Sample observation from environment: (array([-0.24665473], dtype=float32), array([0.5833879], dtype=float32))


In [82]:
# testing random actions on the environment
for epoch in range(10):
  obs = env.reset()
  done = False
  total_reward = 0
  while not done:
    obs, reward, done, i = env.step(env.action_space.sample())
    total_reward += reward
  print('Test: {}, Total Reward Collected: {}' .format(epoch, total_reward))

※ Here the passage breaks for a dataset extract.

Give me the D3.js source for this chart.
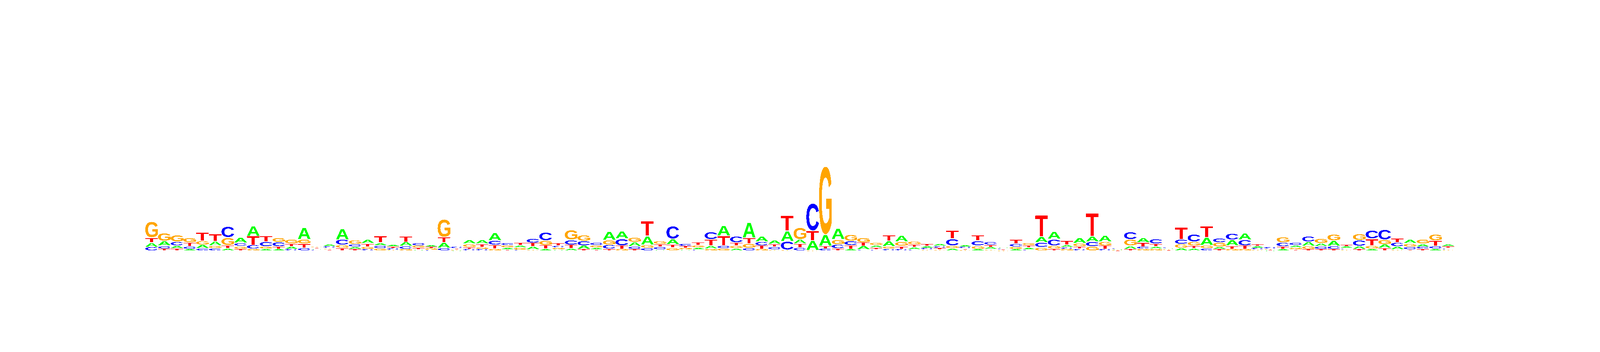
<!DOCTYPE html>
<html>
<head>
<meta charset="utf-8">
<script src="https://cdn.jsdelivr.net/npm/d3@7"></script>
<style>
    html, body { margin: 0; padding: 0; background: #fff; overflow: hidden; width: 100vw; height: 100vh; }
    svg { display: block; width: 100vw; height: 100vh; }
</style>
</head>
<body>
<div id="logo"></div>
<script>
// Letter heights per position (1 unit = 1/3 px)
const A = [34,36,23,12,27,34,18,39,81,15,
    12,20,93,8,17,82,18,30,23,15,
    31,9,15,41,2,30,28,61,14,19,
    24,15,9,17,27,15,69,57,33,69,
    9,41,9,15,25,78,18,117,42,27,
    81,32,75,87,84,12,27,19,41,48,
    19,14,18,18,13,12,16,11,12,15,
    45,57,18,42,42,48,5,26,35,18,
    8,20,18,61,18,46,51,15,2,12,
    18,33,24,41,13,24,14,27,25,28,
    23,14,16];
const C = [28,23,29,21,18,18,86,25,28,36,
    33,13,21,7,12,40,21,13,22,12,
    24,21,6,21,15,12,12,33,18,7,
    33,63,15,39,36,20,30,54,21,21,
    21,99,17,10,56,21,48,21,30,21,
    68,24,213,16,30,33,9,10,15,12,
    9,12,15,54,12,39,27,9,25,9,
    36,51,14,14,36,12,7,58,16,36,
    9,36,57,17,34,51,45,13,13,30,
    21,42,21,24,11,45,63,82,30,20,
    16,22,11];
const G = [123,62,54,36,30,21,58,23,14,18,
    34,34,34,10,11,24,30,17,18,7,
    12,16,12,139,7,27,15,15,17,16,
    8,36,14,78,45,18,36,12,38,24,
    27,23,12,17,14,18,21,33,12,9,
    4,91,3,523,39,51,39,20,18,34,
    24,9,9,21,6,27,11,2,17,19,
    27,24,12,24,33,30,4,48,14,15,
    7,30,30,24,32,12,12,8,7,42,
    15,24,36,49,9,48,25,36,8,27,
    34,48,9];
const T = [38,16,17,29,66,56,24,12,70,45,
    21,21,32,9,10,20,12,26,51,14,
    44,15,12,42,10,15,26,29,10,21,
    27,27,22,28,12,9,15,27,12,114,
    21,26,16,24,48,75,24,45,27,21,
    117,30,75,20,18,30,27,14,43,23,
    20,19,12,63,11,42,18,8,33,17,
    165,15,31,19,180,27,3,12,34,21,
    4,94,21,87,12,26,27,15,5,21,
    9,12,12,12,15,12,54,20,33,9,
    14,42,14];

const letters = ["A", "C", "G", "T"];
const letterValues = [A, C, G, T];
const colors = ["#00ff00", "#0000ff", "#ffa500", "#ff0000"];

// Drawing space of the reference; the viewBox fits it to whatever window we get
const width = 4800, height = 900;
const fontFamily = "Liberation Sans";
const gap = 2; // white space between stacked letters

const x = d3.scaleBand()
    .domain(d3.range(A.length))
    .range([435.9, 4364])
    .padding(0);

const y = d3.scaleLinear()
    .domain([0, 600])
    .range([641, 441]);

const color = d3.scaleOrdinal().domain(letters).range(colors);

// Ink box of each letter, so it can be stretched to exactly fill its slot
const ctx = document.createElement("canvas").getContext("2d");
ctx.font = `bold 100px "${fontFamily}"`;
const ink = {};
letters.forEach(l => {
    const m = ctx.measureText(l);
    ink[l] = {
        left: -m.actualBoundingBoxLeft,
        w: m.actualBoundingBoxLeft + m.actualBoundingBoxRight,
        ascent: m.actualBoundingBoxAscent,
        h: m.actualBoundingBoxAscent + m.actualBoundingBoxDescent
    };
});

// Stack each position, smallest letter at the bottom
const stacked = [];
A.forEach((_, i) => {
    const row = letters.map((l, j) => ({ letter: l, value: letterValues[j][i] }))
        .sort((a, b) => a.value - b.value);
    let sum = 0;
    row.forEach(d => {
        stacked.push({ pos: i, letter: d.letter, y0: sum, y1: sum + d.value });
        sum += d.value;
    });
});

const svg = d3.select("#logo")
    .append("svg")
    .attr("viewBox", `0 0 ${width} ${height}`)
    .attr("preserveAspectRatio", "none");

// Hard edged letters like the original bitmap
const filter = svg.append("defs").append("filter")
    .attr("id", "hard")
    .attr("filterUnits", "userSpaceOnUse")
    .attr("x", 0).attr("y", 0)
    .attr("width", width).attr("height", height)
    .attr("color-interpolation-filters", "sRGB");
filter.append("feComponentTransfer")
    .append("feFuncA")
    .attr("type", "discrete")
    .attr("tableValues", "0 1");

svg.append("g")
    .attr("filter", "url(#hard)")
    .selectAll("text")
    .data(stacked)
    .enter().append("text")
    .attr("font-family", fontFamily)
    .attr("font-weight", "bold")
    .attr("font-size", 100)
    .attr("fill", d => color(d.letter))
    .attr("transform", d => {
        const box = ink[d.letter];
        const top = y(d.y1) + gap / 2;
        const h = Math.max(y(d.y0) - y(d.y1) - gap, 0.6);
        const sx = x.bandwidth() / box.w;
        const sy = h / box.h;
        return `translate(${x(d.pos) - box.left * sx},${top + box.ascent * sy}) scale(${sx},${sy})`;
    })
    .text(d => d.letter);
</script>
</body>
</html>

Test: 0, Total Reward Collected: -86
Test: 1, Total Reward Collected: -84
Test: 2, Total Reward Collected: -82
Test: 3, Total Reward Collected: -82
Test: 4, Total Reward Collected: -74
Test: 5, Total Reward Collected: -80
Test: 6, Total Reward Collected: -84
Test: 7, Total Reward Collected: -82
Test: 8, Total Reward Collected: -86
Test: 9, Total Reward Collected: -64


In [83]:
# Now we aim to create an optimal policy based on the observation
def policy(obs):
  # here observation is the road condition and position of vehicle in road
  road_turn, vehicle_road_pos = obs
  turn = 0.0    # default action is to go straight
  speed = 1   # default speed action
  if road_turn < 0 or road_turn >0: 
    # For left turning road or right turning road
    speed = 0
    turn = road_turn-vehicle_road_pos
  else:
    # going straight
    turn = 0.0
  return turn, speed

In [84]:
# testing implemented agent's policy on the environment
o = env.reset()
done = False
total_reward = 0
while not done:
  action = policy(o)
  o, reward, done, i = env.step(action)
  total_reward += reward
print('Total Reward Collected: {}' .format(total_reward))

Total Reward Collected: 98